* **WHAT THE TASK REQUIRES**
Among the entries below, which lines run from the line with "Reproduce this chart" through the line with "const yTicks = [...decadeStarts.flatMap((d)"? Retype those, both ends included, exactly and without pictures.

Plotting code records
(begin)

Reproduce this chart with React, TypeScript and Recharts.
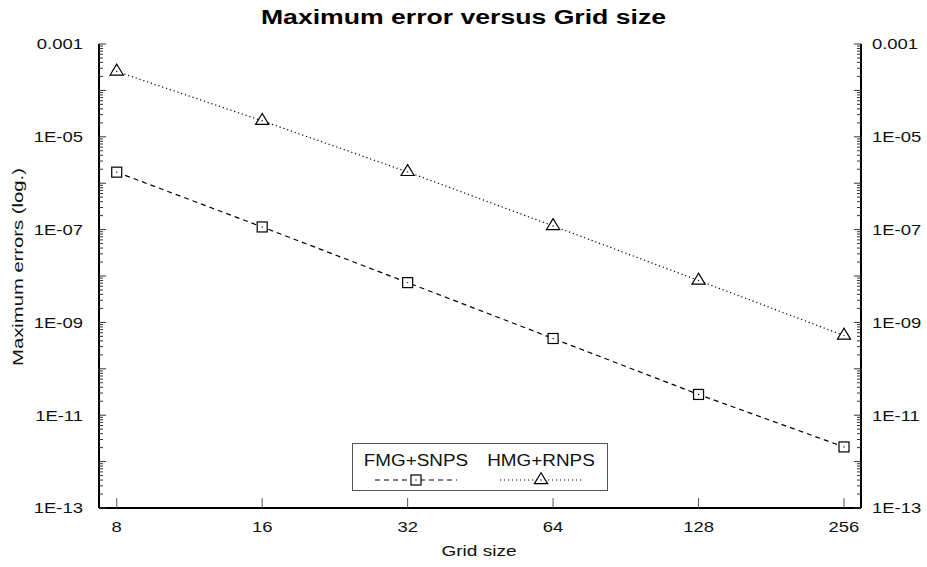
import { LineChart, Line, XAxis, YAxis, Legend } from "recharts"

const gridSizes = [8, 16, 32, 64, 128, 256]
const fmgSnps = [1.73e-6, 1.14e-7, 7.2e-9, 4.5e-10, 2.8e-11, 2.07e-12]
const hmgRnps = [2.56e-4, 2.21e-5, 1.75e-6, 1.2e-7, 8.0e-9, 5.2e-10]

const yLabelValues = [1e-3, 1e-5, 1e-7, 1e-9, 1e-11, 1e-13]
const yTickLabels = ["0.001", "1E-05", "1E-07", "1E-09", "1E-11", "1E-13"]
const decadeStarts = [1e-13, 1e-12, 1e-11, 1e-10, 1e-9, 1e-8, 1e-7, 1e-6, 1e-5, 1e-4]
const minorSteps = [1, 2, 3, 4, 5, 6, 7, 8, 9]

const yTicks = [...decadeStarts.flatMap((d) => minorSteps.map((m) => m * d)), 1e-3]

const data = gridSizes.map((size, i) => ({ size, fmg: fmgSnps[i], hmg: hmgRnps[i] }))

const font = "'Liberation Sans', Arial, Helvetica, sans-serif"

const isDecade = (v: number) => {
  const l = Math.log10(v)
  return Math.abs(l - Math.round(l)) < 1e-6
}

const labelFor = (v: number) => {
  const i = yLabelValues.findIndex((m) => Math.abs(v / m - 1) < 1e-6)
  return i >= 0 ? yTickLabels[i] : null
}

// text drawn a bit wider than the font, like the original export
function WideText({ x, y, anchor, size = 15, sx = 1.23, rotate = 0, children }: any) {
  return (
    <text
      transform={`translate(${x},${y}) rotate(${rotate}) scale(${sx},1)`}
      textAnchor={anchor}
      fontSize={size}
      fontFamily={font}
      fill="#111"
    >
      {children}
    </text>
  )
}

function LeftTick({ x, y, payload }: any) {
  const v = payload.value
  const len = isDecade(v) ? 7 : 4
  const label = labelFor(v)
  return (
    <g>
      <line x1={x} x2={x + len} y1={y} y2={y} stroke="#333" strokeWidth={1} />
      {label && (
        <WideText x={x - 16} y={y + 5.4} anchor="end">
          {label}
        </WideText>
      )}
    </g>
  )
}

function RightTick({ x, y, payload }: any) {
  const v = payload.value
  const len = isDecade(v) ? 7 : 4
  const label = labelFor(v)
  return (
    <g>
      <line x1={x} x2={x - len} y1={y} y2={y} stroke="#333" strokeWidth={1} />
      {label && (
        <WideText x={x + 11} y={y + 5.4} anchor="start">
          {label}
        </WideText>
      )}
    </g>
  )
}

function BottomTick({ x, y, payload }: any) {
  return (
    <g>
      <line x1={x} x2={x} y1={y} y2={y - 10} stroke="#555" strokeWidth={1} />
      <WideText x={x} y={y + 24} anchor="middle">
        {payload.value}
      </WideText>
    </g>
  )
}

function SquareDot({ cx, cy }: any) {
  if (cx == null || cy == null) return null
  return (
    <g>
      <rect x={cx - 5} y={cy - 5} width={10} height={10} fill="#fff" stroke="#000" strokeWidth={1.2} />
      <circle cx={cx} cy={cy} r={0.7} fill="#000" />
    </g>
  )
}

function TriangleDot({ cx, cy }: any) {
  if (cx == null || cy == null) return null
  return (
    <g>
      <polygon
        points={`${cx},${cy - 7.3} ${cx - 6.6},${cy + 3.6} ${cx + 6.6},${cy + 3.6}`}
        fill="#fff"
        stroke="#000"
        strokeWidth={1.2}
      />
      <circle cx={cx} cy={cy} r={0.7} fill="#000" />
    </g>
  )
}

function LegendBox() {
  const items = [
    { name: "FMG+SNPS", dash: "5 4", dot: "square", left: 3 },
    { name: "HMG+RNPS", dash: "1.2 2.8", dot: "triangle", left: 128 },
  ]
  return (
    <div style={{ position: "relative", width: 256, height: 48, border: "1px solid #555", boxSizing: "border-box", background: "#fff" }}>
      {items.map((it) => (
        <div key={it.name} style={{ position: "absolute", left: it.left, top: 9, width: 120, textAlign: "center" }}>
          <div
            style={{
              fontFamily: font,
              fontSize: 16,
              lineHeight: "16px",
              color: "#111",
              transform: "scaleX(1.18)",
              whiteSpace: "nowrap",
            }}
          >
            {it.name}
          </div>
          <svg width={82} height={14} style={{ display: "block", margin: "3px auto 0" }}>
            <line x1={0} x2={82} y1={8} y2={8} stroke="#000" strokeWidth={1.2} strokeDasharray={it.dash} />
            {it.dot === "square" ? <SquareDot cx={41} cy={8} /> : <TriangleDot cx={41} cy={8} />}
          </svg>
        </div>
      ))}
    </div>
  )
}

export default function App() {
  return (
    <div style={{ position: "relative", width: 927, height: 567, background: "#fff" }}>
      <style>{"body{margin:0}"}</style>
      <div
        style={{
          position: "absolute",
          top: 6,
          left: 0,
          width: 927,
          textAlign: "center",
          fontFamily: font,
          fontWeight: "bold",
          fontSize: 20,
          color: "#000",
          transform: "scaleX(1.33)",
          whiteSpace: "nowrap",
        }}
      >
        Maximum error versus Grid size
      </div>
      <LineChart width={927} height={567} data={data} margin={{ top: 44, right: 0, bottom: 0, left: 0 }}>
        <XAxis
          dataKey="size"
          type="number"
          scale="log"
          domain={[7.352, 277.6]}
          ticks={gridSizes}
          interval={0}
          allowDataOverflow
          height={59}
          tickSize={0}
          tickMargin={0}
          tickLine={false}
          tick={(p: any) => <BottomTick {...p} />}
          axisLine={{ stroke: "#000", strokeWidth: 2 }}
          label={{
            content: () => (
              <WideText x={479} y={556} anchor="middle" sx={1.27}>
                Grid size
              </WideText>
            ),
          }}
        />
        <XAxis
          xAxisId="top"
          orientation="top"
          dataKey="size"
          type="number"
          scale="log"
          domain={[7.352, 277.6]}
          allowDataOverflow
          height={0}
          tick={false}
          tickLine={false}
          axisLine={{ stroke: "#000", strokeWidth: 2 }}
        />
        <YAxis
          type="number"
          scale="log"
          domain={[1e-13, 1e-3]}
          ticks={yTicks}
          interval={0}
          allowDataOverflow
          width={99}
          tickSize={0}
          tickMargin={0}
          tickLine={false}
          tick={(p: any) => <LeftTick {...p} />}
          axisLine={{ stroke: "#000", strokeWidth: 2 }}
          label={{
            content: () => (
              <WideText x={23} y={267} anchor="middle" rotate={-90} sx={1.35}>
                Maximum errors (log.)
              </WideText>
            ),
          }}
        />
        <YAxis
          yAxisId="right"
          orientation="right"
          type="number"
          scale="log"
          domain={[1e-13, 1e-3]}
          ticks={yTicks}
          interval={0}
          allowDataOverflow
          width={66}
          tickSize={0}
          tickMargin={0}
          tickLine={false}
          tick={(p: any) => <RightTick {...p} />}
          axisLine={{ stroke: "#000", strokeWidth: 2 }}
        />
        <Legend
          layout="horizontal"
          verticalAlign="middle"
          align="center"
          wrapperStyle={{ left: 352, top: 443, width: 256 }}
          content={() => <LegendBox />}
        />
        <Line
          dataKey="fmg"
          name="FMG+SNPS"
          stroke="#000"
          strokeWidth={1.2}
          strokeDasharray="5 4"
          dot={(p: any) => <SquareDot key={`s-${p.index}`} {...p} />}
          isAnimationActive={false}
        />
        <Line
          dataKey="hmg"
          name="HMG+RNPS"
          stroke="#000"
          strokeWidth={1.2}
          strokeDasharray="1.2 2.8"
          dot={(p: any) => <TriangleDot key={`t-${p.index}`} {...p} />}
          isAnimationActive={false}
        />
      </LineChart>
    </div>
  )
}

(end)
(begin)

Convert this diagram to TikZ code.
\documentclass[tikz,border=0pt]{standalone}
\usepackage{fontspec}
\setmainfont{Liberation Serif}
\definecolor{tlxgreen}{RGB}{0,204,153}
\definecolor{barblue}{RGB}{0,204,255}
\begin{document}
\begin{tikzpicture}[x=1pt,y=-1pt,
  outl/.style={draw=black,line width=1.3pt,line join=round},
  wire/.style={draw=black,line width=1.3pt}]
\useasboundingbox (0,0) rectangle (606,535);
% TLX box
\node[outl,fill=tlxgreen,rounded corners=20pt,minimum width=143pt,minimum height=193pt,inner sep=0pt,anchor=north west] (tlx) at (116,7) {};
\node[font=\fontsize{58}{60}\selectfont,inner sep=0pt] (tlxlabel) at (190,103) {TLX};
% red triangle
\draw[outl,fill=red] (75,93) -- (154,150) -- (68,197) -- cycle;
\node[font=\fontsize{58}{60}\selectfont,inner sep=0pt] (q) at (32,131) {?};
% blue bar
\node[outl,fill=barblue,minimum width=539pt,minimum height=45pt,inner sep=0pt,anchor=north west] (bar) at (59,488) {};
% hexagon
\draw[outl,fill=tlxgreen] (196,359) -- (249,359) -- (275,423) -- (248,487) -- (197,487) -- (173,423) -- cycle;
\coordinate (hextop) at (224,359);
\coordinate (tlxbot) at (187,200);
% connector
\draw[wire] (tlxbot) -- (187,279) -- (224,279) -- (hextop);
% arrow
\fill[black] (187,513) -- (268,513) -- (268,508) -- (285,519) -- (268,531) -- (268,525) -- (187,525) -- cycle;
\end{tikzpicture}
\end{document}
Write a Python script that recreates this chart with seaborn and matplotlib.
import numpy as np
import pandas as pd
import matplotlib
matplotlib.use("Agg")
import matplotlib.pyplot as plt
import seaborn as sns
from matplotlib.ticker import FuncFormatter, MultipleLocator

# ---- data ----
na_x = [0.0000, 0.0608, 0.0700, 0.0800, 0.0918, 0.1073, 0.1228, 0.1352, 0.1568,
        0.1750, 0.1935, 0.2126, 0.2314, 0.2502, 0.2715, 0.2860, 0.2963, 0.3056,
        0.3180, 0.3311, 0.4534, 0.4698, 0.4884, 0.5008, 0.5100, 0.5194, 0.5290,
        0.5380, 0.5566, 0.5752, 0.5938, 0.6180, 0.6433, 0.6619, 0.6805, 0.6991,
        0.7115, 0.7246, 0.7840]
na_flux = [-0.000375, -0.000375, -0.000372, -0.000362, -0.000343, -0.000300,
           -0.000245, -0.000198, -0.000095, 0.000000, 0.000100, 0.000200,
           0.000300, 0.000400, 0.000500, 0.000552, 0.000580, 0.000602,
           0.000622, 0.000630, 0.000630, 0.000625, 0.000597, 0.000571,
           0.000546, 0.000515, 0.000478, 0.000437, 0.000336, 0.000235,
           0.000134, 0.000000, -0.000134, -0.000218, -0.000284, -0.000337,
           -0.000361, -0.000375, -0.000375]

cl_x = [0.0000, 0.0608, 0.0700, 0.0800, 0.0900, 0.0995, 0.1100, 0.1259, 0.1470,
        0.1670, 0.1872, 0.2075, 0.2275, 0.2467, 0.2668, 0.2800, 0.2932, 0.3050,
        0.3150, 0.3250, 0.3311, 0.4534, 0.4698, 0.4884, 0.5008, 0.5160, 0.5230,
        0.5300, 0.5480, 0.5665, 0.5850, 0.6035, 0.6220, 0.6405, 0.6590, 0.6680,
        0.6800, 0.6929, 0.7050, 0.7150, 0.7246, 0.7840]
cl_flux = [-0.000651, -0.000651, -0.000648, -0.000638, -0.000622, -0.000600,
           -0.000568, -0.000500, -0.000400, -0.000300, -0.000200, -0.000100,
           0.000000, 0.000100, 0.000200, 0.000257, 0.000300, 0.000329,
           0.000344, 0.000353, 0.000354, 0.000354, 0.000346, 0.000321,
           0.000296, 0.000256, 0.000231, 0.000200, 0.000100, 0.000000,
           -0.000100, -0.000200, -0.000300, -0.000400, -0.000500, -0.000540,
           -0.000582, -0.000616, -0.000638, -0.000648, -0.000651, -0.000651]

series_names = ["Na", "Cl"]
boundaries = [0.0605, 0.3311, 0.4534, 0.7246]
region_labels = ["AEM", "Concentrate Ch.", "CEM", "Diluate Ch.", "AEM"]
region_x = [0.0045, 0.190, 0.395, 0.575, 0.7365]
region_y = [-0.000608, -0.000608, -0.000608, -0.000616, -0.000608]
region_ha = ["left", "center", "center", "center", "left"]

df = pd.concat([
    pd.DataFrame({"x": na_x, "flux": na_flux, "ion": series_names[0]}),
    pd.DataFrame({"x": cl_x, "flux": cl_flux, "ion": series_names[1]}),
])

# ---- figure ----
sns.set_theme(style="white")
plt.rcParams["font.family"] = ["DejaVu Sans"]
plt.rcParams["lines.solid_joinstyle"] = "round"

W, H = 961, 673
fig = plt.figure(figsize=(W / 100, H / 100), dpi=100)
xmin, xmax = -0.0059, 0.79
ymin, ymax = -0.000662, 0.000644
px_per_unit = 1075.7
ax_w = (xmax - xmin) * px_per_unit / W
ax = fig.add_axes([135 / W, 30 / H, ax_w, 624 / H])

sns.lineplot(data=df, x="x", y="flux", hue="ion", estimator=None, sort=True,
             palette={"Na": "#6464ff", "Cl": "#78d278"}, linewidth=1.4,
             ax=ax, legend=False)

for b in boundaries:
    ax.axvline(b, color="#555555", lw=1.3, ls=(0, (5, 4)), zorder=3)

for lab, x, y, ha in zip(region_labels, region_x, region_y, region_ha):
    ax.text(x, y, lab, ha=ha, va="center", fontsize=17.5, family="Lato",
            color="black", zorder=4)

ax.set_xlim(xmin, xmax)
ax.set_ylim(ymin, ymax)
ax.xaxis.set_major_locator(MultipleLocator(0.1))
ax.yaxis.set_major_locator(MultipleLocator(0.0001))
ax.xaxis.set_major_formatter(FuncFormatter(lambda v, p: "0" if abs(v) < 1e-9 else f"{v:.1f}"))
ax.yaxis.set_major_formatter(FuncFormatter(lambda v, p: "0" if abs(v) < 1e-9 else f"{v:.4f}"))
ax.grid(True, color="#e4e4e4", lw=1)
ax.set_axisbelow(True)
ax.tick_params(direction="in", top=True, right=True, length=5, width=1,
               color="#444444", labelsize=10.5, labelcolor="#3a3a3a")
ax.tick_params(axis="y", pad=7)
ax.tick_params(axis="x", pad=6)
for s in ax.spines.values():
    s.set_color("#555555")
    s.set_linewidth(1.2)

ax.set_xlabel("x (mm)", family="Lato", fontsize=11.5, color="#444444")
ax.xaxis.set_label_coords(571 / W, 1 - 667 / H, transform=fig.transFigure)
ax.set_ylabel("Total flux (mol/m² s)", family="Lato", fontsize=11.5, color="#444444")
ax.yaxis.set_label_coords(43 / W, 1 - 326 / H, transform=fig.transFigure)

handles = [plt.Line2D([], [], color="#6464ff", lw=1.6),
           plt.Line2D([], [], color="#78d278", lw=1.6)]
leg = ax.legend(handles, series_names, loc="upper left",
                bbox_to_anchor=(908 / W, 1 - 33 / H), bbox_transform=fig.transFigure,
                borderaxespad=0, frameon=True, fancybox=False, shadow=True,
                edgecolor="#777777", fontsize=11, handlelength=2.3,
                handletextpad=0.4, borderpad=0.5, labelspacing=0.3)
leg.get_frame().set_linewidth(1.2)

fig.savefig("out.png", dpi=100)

(end)

* **FINISHED EXERCISE**
Reproduce this chart with React, TypeScript and Recharts.
import { LineChart, Line, XAxis, YAxis, Legend } from "recharts"

const gridSizes = [8, 16, 32, 64, 128, 256]
const fmgSnps = [1.73e-6, 1.14e-7, 7.2e-9, 4.5e-10, 2.8e-11, 2.07e-12]
const hmgRnps = [2.56e-4, 2.21e-5, 1.75e-6, 1.2e-7, 8.0e-9, 5.2e-10]

const yLabelValues = [1e-3, 1e-5, 1e-7, 1e-9, 1e-11, 1e-13]
const yTickLabels = ["0.001", "1E-05", "1E-07", "1E-09", "1E-11", "1E-13"]
const decadeStarts = [1e-13, 1e-12, 1e-11, 1e-10, 1e-9, 1e-8, 1e-7, 1e-6, 1e-5, 1e-4]
const minorSteps = [1, 2, 3, 4, 5, 6, 7, 8, 9]

const yTicks = [...decadeStarts.flatMap((d) => minorSteps.map((m) => m * d)), 1e-3]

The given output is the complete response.